--- Begin Given data ---

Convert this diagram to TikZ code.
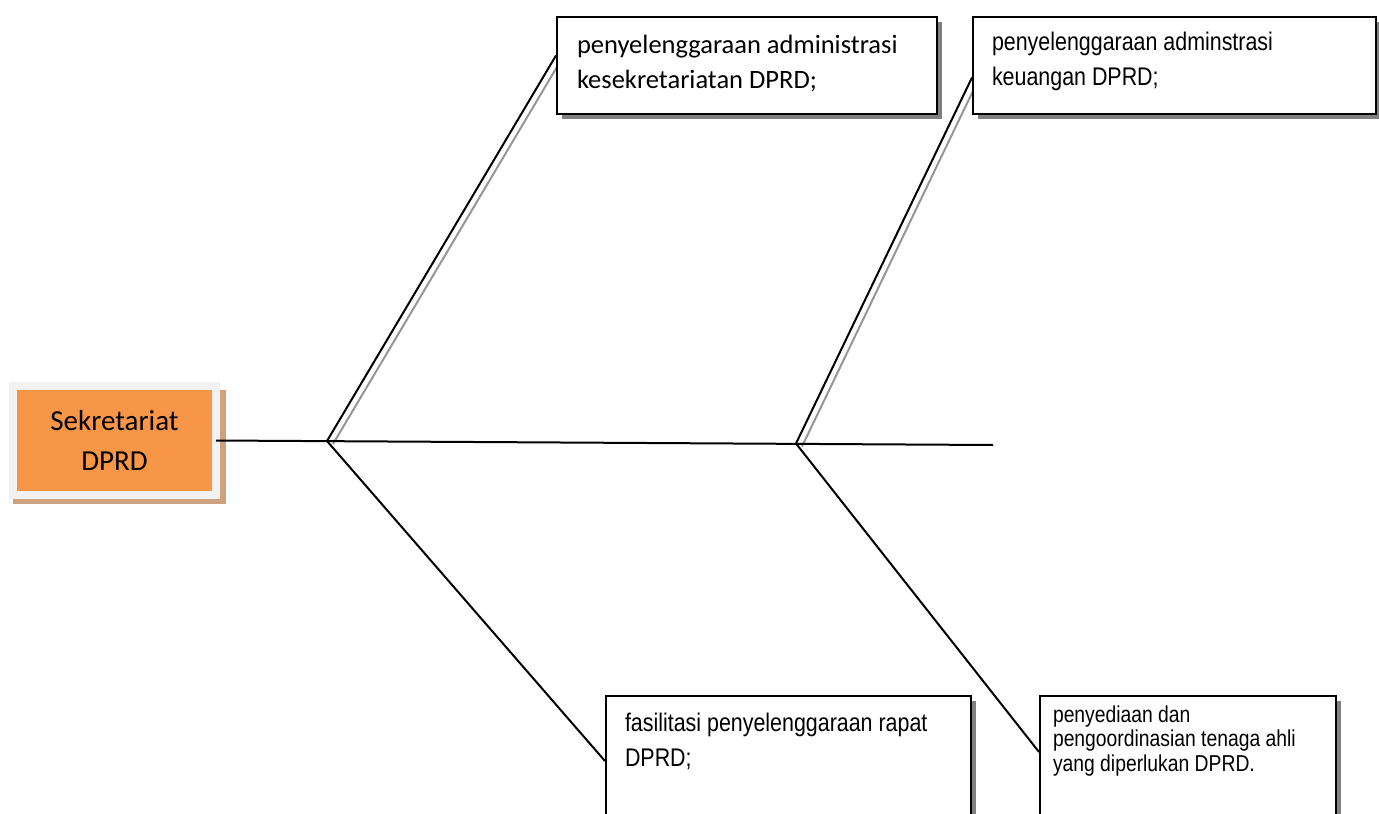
\documentclass[tikz,border=0pt]{standalone}
\usepackage{fontspec}
\usepackage{xcolor}
\usepackage{tikz}
\usetikzlibrary{positioning,shadows,backgrounds}
\newfontfamily\calibri{Carlito}
\newfontfamily\narrow[FakeStretch=0.84]{Liberation Sans}
\definecolor{dOrange}{RGB}{247,150,70}
\definecolor{dFrame}{RGB}{242,242,242}
\definecolor{dTan}{RGB}{206,162,126}
\definecolor{dShade}{RGB}{128,128,128}
\definecolor{dGrey}{RGB}{150,150,150}
\tikzset{
  headbox/.style={rectangle, draw=dFrame, line width=8pt, fill=dOrange,
                  minimum width=203pt, minimum height=109pt, align=center,
                  outer sep=0pt, font=\calibri\fontsize{29}{40}\selectfont,
                  drop shadow={shadow xshift=5pt, shadow yshift=-6pt,
                               shadow scale=1.05, fill=dTan, opacity=1}},
  cause/.style={rectangle, draw=black, line width=2pt, fill=white,
                inner xsep=20pt, inner ysep=11pt,
                drop shadow={shadow xshift=5pt, shadow yshift=-5pt,
                             fill=dShade, opacity=1}},
  calfont/.style={font=\calibri\fontsize{26.5}{35}\selectfont},
  arfont/.style={font=\narrow\fontsize{25.5}{35}\selectfont},
  bone/.style={draw=black, line width=2pt},
  boneshd/.style={draw=dGrey, line width=2pt},
}
\newcommand{\Cause}[5][]{%
  \node[cause,#1] (#2) {\parbox[c][#4][t]{#3}{\raggedright\strut #5}};}

\begin{document}
\begin{tikzpicture}[x=1pt, y=-1pt]
  \useasboundingbox (0,0) rectangle (1379,814);
  \clip (0,0) rectangle (1379,814);
  \node[headbox] (head) at (114.5,440.5) {Sekretariat\\DPRD};
  \Cause[calfont, inner ysep=11.5pt, at={(747,65.5)}]{adm}{340pt}{74pt}{%
    penyelenggaraan administrasi\\kesekretariatan DPRD;}
  \Cause[arfont, inner xsep=19pt, inner ysep=8.5pt, right=34pt of adm]{keu}{365pt}{80pt}{%
    penyelenggaraan adminstrasi\\keuangan DPRD;}
  \Cause[arfont, inner xsep=19pt, inner ysep=10.5pt, at={(788.5,766)}]{rap}{327pt}{119pt}{%
    fasilitasi penyelenggaraan rapat\\DPRD;}
  \Cause[font=\narrow\fontsize{23}{24.5}\selectfont, inner xsep=13pt, inner ysep=8.85pt,
         right=67pt of rap]{ahli}{270pt}{122.3pt}{%
    penyediaan dan\\pengoordinasian tenaga ahli\\yang diperlukan DPRD.}
  \coordinate (tail) at (993,445);
  \coordinate (j1) at (327,441);
  \coordinate (j2) at (796,443.5);
  \draw[bone] (head.east) -- (tail);
  \begin{scope}[on background layer]
    \draw[boneshd] ([shift={(6,3)}]j1) -- ([shift={(6,-7)}]adm.west);
    \draw[boneshd] ([shift={(6,3)}]j2) -- ([shift={(6,15)}]keu.west);
    \draw[bone] (j1) -- ([yshift=10pt]adm.west);
    \draw[bone] (j2) -- ([yshift=-12pt]keu.west);
    \draw[bone] (j1) -- ([yshift=5pt]rap.west);
    \draw[bone] (j2) -- ([yshift=14pt]ahli.west);
  \end{scope}
\end{tikzpicture}
\end{document}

--- End Given data ---

** Challenge **
Transcribe the whole listing exactly. Pictures stay out of your copy.

** Written solution **
Convert this diagram to TikZ code.
\documentclass[tikz,border=0pt]{standalone}
\usepackage{fontspec}
\usepackage{xcolor}
\usepackage{tikz}
\usetikzlibrary{positioning,shadows,backgrounds}
\newfontfamily\calibri{Carlito}
\newfontfamily\narrow[FakeStretch=0.84]{Liberation Sans}
\definecolor{dOrange}{RGB}{247,150,70}
\definecolor{dFrame}{RGB}{242,242,242}
\definecolor{dTan}{RGB}{206,162,126}
\definecolor{dShade}{RGB}{128,128,128}
\definecolor{dGrey}{RGB}{150,150,150}
\tikzset{
  headbox/.style={rectangle, draw=dFrame, line width=8pt, fill=dOrange,
                  minimum width=203pt, minimum height=109pt, align=center,
                  outer sep=0pt, font=\calibri\fontsize{29}{40}\selectfont,
                  drop shadow={shadow xshift=5pt, shadow yshift=-6pt,
                               shadow scale=1.05, fill=dTan, opacity=1}},
  cause/.style={rectangle, draw=black, line width=2pt, fill=white,
                inner xsep=20pt, inner ysep=11pt,
                drop shadow={shadow xshift=5pt, shadow yshift=-5pt,
                             fill=dShade, opacity=1}},
  calfont/.style={font=\calibri\fontsize{26.5}{35}\selectfont},
  arfont/.style={font=\narrow\fontsize{25.5}{35}\selectfont},
  bone/.style={draw=black, line width=2pt},
  boneshd/.style={draw=dGrey, line width=2pt},
}
\newcommand{\Cause}[5][]{%
  \node[cause,#1] (#2) {\parbox[c][#4][t]{#3}{\raggedright\strut #5}};}

\begin{document}
\begin{tikzpicture}[x=1pt, y=-1pt]
  \useasboundingbox (0,0) rectangle (1379,814);
  \clip (0,0) rectangle (1379,814);
  \node[headbox] (head) at (114.5,440.5) {Sekretariat\\DPRD};
  \Cause[calfont, inner ysep=11.5pt, at={(747,65.5)}]{adm}{340pt}{74pt}{%
    penyelenggaraan administrasi\\kesekretariatan DPRD;}
  \Cause[arfont, inner xsep=19pt, inner ysep=8.5pt, right=34pt of adm]{keu}{365pt}{80pt}{%
    penyelenggaraan adminstrasi\\keuangan DPRD;}
  \Cause[arfont, inner xsep=19pt, inner ysep=10.5pt, at={(788.5,766)}]{rap}{327pt}{119pt}{%
    fasilitasi penyelenggaraan rapat\\DPRD;}
  \Cause[font=\narrow\fontsize{23}{24.5}\selectfont, inner xsep=13pt, inner ysep=8.85pt,
         right=67pt of rap]{ahli}{270pt}{122.3pt}{%
    penyediaan dan\\pengoordinasian tenaga ahli\\yang diperlukan DPRD.}
  \coordinate (tail) at (993,445);
  \coordinate (j1) at (327,441);
  \coordinate (j2) at (796,443.5);
  \draw[bone] (head.east) -- (tail);
  \begin{scope}[on background layer]
    \draw[boneshd] ([shift={(6,3)}]j1) -- ([shift={(6,-7)}]adm.west);
    \draw[boneshd] ([shift={(6,3)}]j2) -- ([shift={(6,15)}]keu.west);
    \draw[bone] (j1) -- ([yshift=10pt]adm.west);
    \draw[bone] (j2) -- ([yshift=-12pt]keu.west);
    \draw[bone] (j1) -- ([yshift=5pt]rap.west);
    \draw[bone] (j2) -- ([yshift=14pt]ahli.west);
  \end{scope}
\end{tikzpicture}
\end{document}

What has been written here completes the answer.